An excellent webinar took place on April 16, 2015 in response to EB-5 diligence [Kurt Reuss]. Kurt puts on an outstanding series of webinars that take place every other week and deal primarily with serious issues involving the EB-5 program. He tends to have an exceptional panel of speakers, and I was very privileged to be on the panel along with John Tishler of Sheppard Mullin, Robert Divine of Baker Donelson, Carolyn Lee of Miller Mayor and Rupy Cheema of EB 5 Diligence.
The webinar dealt with the redeployment of repaid funds. The assumptions for the webinar included the following:
“The borrower of the EB-5 funds
- has the opportunity to sell or refinance the underlying asset;
- has the right to repay the loan to the NCE;
- the job creation requirements have been met; and
- all I 829s have not been adjudicated.”
The panel members discussed the various options on what to do when the loan is scheduled to be repaid, but I 829 petition approvals have not been received. This is one of the major topics relating to the EB-5 program today from an immigration, corporate and securities standpoint. How does one disclose the risk factors as well as the alternatives in connection with a situation that has not been clearly delineated or defined by USCIS?
Those on the panel debated these issues extensively. It was noted that there was some confusion from USCIS’s standpoint as to the entities involved in the program and whether the at-risk must be maintained at the JCE [Job Creation Enterprise – which is a developer] or the NCE [New Commercial Enterprise – the EB 5 entity] level. One could argue under USCIS guidelines that the investment must remain at the JCE level and not the NCE level. However, that seems illogical because that would mean that a loan could never be repaid until all I 829 petition approvals are obtained, which makes no sense. Therefore, it was generally agreed that a payment of the loan to the NCE and the reinvestment of capital would be a viable option in connection with an EB 5 transaction. Many of the issues discussed involve the concerns about any type of early redemption and the maintenance of the at-risk requirements taking into account the practicalities of the loan model and the necessity to repay the loan and eventually reinvest the funds.

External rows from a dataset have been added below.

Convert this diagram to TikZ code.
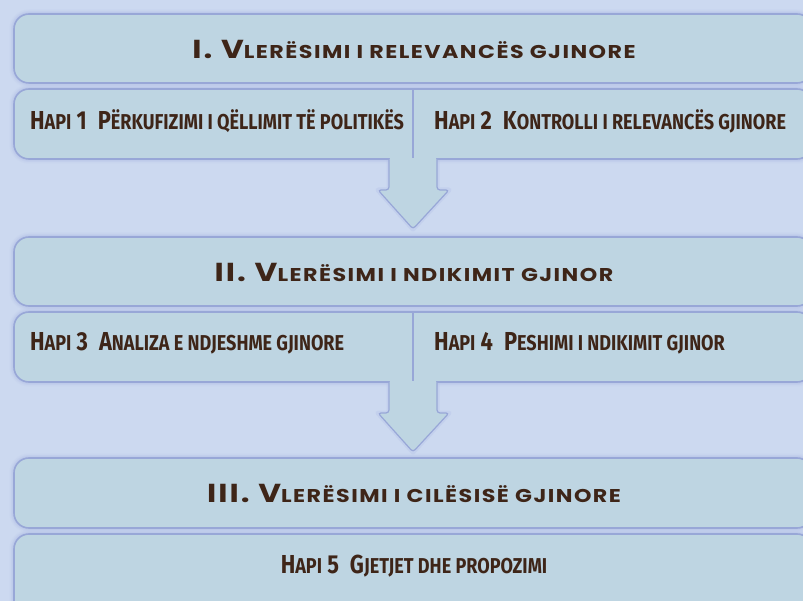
\documentclass[tikz,border=0pt]{standalone}
\usepackage{fontspec}
\newfontfamily\titlefont[FakeStretch=1.2,LetterSpace=8]{Poppins}
\newfontfamily\stepfont[FakeStretch=0.84]{Fira Sans}
\definecolor{bg}{HTML}{CCD9F0}
\definecolor{boxfill}{HTML}{BED5E2}
\definecolor{boxline}{HTML}{98A7D7}
\definecolor{glow}{HTML}{B4C1E8}
\definecolor{ink}{HTML}{3E2518}
\newcommand\tbig[1]{{\fontsize{26}{26}\selectfont #1}}
\newcommand\tsml[1]{{\fontsize{18.5}{18.5}\selectfont #1}}
\newcommand\sbig[1]{{\fontsize{26}{26}\selectfont #1}}
\newcommand\ssml[1]{{\fontsize{21.5}{21.5}\selectfont #1}}
\newcommand\ttl[2]{{\titlefont\bfseries\tbig{#1}\tsml{#2}}}
\newcommand\stp[3]{{\stepfont\bfseries\sbig{H}\ssml{API}\sbig{ #1}\hspace{11pt}\sbig{#2}\ssml{#3}}}
\tikzset{
  panel/.style={rounded corners=15pt, fill=boxfill, draw=boxline, line width=1.6pt},
  divider/.style={draw=boxline, line width=1.6pt},
  label/.style={text=ink, inner sep=0pt},
  blockarrow/.style={fill=boxfill, draw=boxline, line width=1.2pt, rounded corners=3pt},
}
\newcommand\glowpath[1]{%
  \foreach \w/\o in {9/0.15,6/0.25,3.5/0.4}{\draw[glow, line width=\w pt, opacity=\o, rounded corners=15pt] #1;}}
\begin{document}
\begin{tikzpicture}[x=1pt,y=-1pt]
\useasboundingbox (0,0) rectangle (803,601);
\fill[bg] (0,0) rectangle (803,601);
\clip (0,0) rectangle (803,601);
% glows
\glowpath{(14,14) rectangle (812,83)}
\glowpath{(14,89) rectangle (812,159)}
\glowpath{(14,237) rectangle (812,306)}
\glowpath{(14,312) rectangle (812,382)}
\glowpath{(14,458) rectangle (812,528)}
\glowpath{(14,534) rectangle (812,630)}
% panels
\draw[panel] (14,14) rectangle (812,83);
\draw[panel] (14,89) rectangle (812,159);
\draw[panel] (14,237) rectangle (812,306);
\draw[panel] (14,312) rectangle (812,382);
\draw[panel] (14,458) rectangle (812,528);
\draw[panel] (14,534) rectangle (812,630);
\coordinate (d1t) at (413,89); \coordinate (d1b) at (413,159);
\coordinate (d2t) at (413,312); \coordinate (d2b) at (413,382);
\draw[divider] (d1t) -- (d1b);
\draw[divider] (d2t) -- (d2b);
% arrows
\foreach \a/\yy in {1/159,2/382}{
  \begin{scope}[shift={(0,\yy)}]
  \draw[glow, line width=5pt, opacity=0.35, line join=round] (389,1) -- (389,31) -- (378,31) -- (413,70) -- (449,31) -- (437,31) -- (437,1);
  \draw[blockarrow] (389,0) -- (389,31) -- (378,31) -- (413,70) -- (449,31) -- (437,31) -- (437,0);
  \fill[boxfill] (390,-1) rectangle (436,3);
  \end{scope}
}
% texts
\node[label] (T1) at (414,49) {\ttl{I. V}{LERËSIMI I RELEVANCËS GJINORE}};
\node[label] (T2) at (414,272) {\ttl{II. V}{LERËSIMI I NDIKIMIT GJINOR}};
\node[label] (T3) at (414,493) {\ttl{III. V}{LERËSIMI I CILËSISË GJINORE}};
\node[label, anchor=west] (S1) at (30,121) {\stp{1}{P}{ËRKUFIZIMI I QËLLIMIT TË POLITIKËS}};
\node[label, anchor=west] (S2) at (434,121) {\stp{2}{K}{ONTROLLI I RELEVANCËS GJINORE}};
\node[label, anchor=west] (S3) at (30,343) {\stp{3}{A}{NALIZA E NDJESHME GJINORE}};
\node[label, anchor=west] (S4) at (434,343) {\stp{4}{P}{ESHIMI I NDIKIMIT GJINOR}};
\node[label] (S5) at (414,566) {\stp{5}{G}{JETJET DHE PROPOZIMI}};
\end{tikzpicture}
\end{document}
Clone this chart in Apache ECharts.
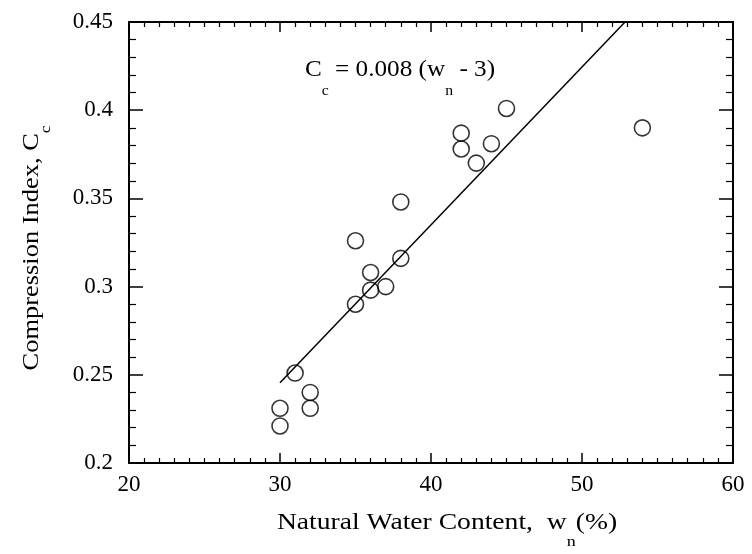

The panel members discussed the concept that if an I 526 petition is approved with a loan repayment model at maturity, then at the I 829 approval stage, one could then argue that USCIS would be prevented from taking a contrary position in connection with the I 829 petition approval process. The “Chang” case was cited that was upheld by the 9th Circuit Federal Appeal Court dealing with the issue of an I 526 petition approval and the fact that USCIS could not thereafter change its position in connection with a business model that was later challenged by it.
There was also detailed discussion about the Izummi issue, and the need for clarification of the at-risk situation. It was acknowledged that USCIS is not consistent in its administration of the issues, especially involving redeployment of funds. During the conference, I addressed the following issues:
- The reliance on I 526 petition approval as being a basis to clearly take a position of estoppel in connection with USCIS procedure.
- The ability to repay a loan once the jobs have been created. To the extent that the I 829 petitions have been approved, since those funds would be used to redeem the interests of I 829 approved investors that should not otherwise result in any negation of the provisions of Izummi, since again, the I 829 petition would have been approved.
- The loan model options could involve the developer substituting collateral for the project rather than repaying the loan, especially which respect to a condominium project where there are no assets left but cash after the sell-out. The Developer could substitute collateral that is already pre-existing and operating since job creation would no longer be a component in this process. This alternative seemed to be the most desirable under the circumstances given the fact that the money is always maintained by the JCE and never used for repayment of the loan.
- Another option would be for the JCE to keep the money in a reserve account, with the interest paid at a lower rate equivalent to a savings account rate so that the developer should not be prejudiced in not prepaying the loan under these circumstances.
- Assuming that the loan is repaid and the funds are not relent to the developer, then the NCE would have the ability to reinvest the funds in an at-risk situation that would qualify for USCIS guidelines.
I recommend that a sort of “savings clause” be drafted that would enable the NCE to redeploy funds on an at-risk basis in accordance with USCIS guidelines, as same may be determined from time to time. We understand that these guidelines have yet to be established, but it is hopeful that in the near future these guidelines will be established and will provide more clarification on this issue. The goal here is to keep documents flexible so that if there are any issues involving USCIS regulations, the parties have the automatic right to modify the documents to comply with USCIS guidelines.
Again, this is a very hot topic and one that needs further guidance from USCIS.